Let $b\in\mathbb{N}$, $b\ge2$, $Y=\{0,1,…,b-1\}$ with fair probabilities assigned, and let $F:Y^\infty\to[0,1]$ be the map defined by
$$F(x_1,x_2,x_3,…)=\frac{x_1}b+\frac{x_2}{b^2}+\frac{x_3}{b^3}+…, \text{for all}~(x_1,x_2,x_3,…)\in Y^\infty;$$
that is, $F=\sum_{n=1}^\infty\frac1{b^n}f_n$ where $f_n=\sum_{k=1}^{b-1}k\chi_{A_{nk}}$ and $A_{nk}=Y\times…\times Y\times\{k\}\times Y^\infty$
with ${k}$ in the $n$th spot. If $\mu:\mathcal{S}(\mathscr{C})\to[0,1]$ is the infinite product measure, then

$A\in\mathscr{B}$ if and only if $F^{-1}(A)\in\mathcal{S}(\mathscr{C})$, in which case $\mu(F^{-1}(A))=\mathfrak{m}(A)$.

Use this result and show that $f:[0,1]\to\overline{\mathbb{R}}$ is Borel
measurable if and only if $f\circ F:Y^\infty\to\overline{\mathbb{R}}$ is Borel measurable, and
$$\int_{[0,1]}f(x)dx=\int_{Y^\infty}f\circ F~d\mu\tag{*}$$
provided $f$ is nonnegative or integrable; in particular, it holds when $f:[0,1]\to\mathbb{C}$ is integrable.
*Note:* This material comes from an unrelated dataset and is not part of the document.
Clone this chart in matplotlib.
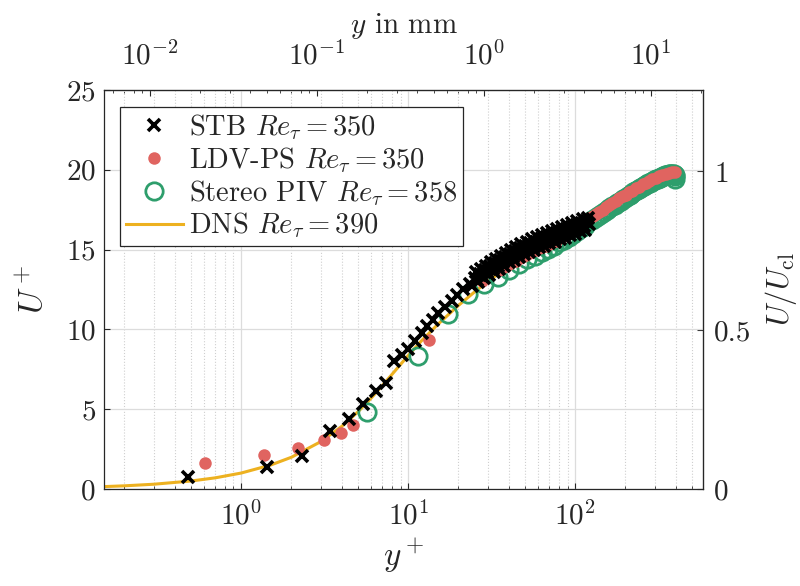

Fix $z\in\mathbb{C}$. Then applying (*) to the function $f(x)=e^{2zx}$, prove that
$$e^z\frac{\sinh z}z=\lim_{N\to\infty}\int_{Y^\infty}\prod_{n=1}^N e^{2zf_n/b^n}d\mu$$

Write $\prod_{n=1}^N e^{2zf_n/b^n}=\prod_{n=1}^N\prod_{k=1}^{b-1}e^{2zk\chi_{A_{nk}}/b^n}$ as a simple function and use the
formula to compute $\int_{Y^\infty}\prod_{n=1}^N e^{2zf_n/b^n}d\mu$. Deduce the very interesting formula
$$e^z\frac{\sinh z}z=\prod_{n=1}^\infty\prod_{k=1}^{b-1}\left(1+\frac{2e^{kz/b^n}}b\sinh\left(\frac{kz}{b^n}\right)\right)$$

With $b=2$ and $z=it$, prove that
$$\frac{\sin t}t=\prod_{n=1}^\infty\cos\left(\frac t{2^n}\right)$$

I don’t know if it answers your question since I don’t use characteristic function. By using
$$ \sin(2\theta)=2\sin\theta\cos\theta $$
one has
\begin{eqnarray}
\prod_{i=1}^n\cos\left(\frac t{2^i}\right)&=&\cos\left(\frac t{2}\right)\cos\left(\frac t{2^2}\right)\cdots\cos\left(\frac t{2^{n-1}}\right)\cos\left(\frac t{2^n}\right)\\
&=&\frac{\cos\left(\frac t{2}\right)\cos\left(\frac t{2^2}\right)\cdots\cos\left(\frac t{2^{n-1}}\right)\cos\left(\frac t{2^n}\right)\sin\left(\frac t{2^n}\right)}{\sin\left(\frac t{2^n}\right)}\\
&=&\frac{\cos\left(\frac t{2}\right)\cos\left(\frac t{2^2}\right)\cdots\cos\left(\frac t{2^{n-1}}\right)2\cos\left(\frac t{2^n}\right)\sin\left(\frac t{2^n}\right)}{2\sin\left(\frac t{2^n}\right)}\\
&=&\frac{\cos\left(\frac t{2}\right)\cos\left(\frac t{2^2}\right)\cdots\cos\left(\frac t{2^{n-1}}\right)\sin\left(\frac t{2^{n-1}}\right)}{2\sin\left(\frac t{2^n}\right)}
\end{eqnarray}
and continue doing this, one has
\begin{eqnarray}
\prod_{i=1}^n\cos\left(\frac t{2^i}\right)
&=&\cdots\\
&=&\frac{\cos\left(\frac t{2}\right)\sin\left(\frac t{2}\right)}{2^{n-1}\sin\left(\frac t{2^n}\right)}
&=&\frac{\sin t}{2^{n}\sin\left(\frac t{2^n}\right)}.
\end{eqnarray}
Thus
$$ \prod_{i=1}^\infty\cos\left(\frac t{2^i}\right)=\lim_{n\to\infty}\prod_{i=1}^n\cos\left(\frac t{2^i}\right)=\lim_{n\to\infty}\frac{\sin t}{2^{n}\sin\left(\frac t{2^n}\right)}=\frac{\sin t}{t}.$$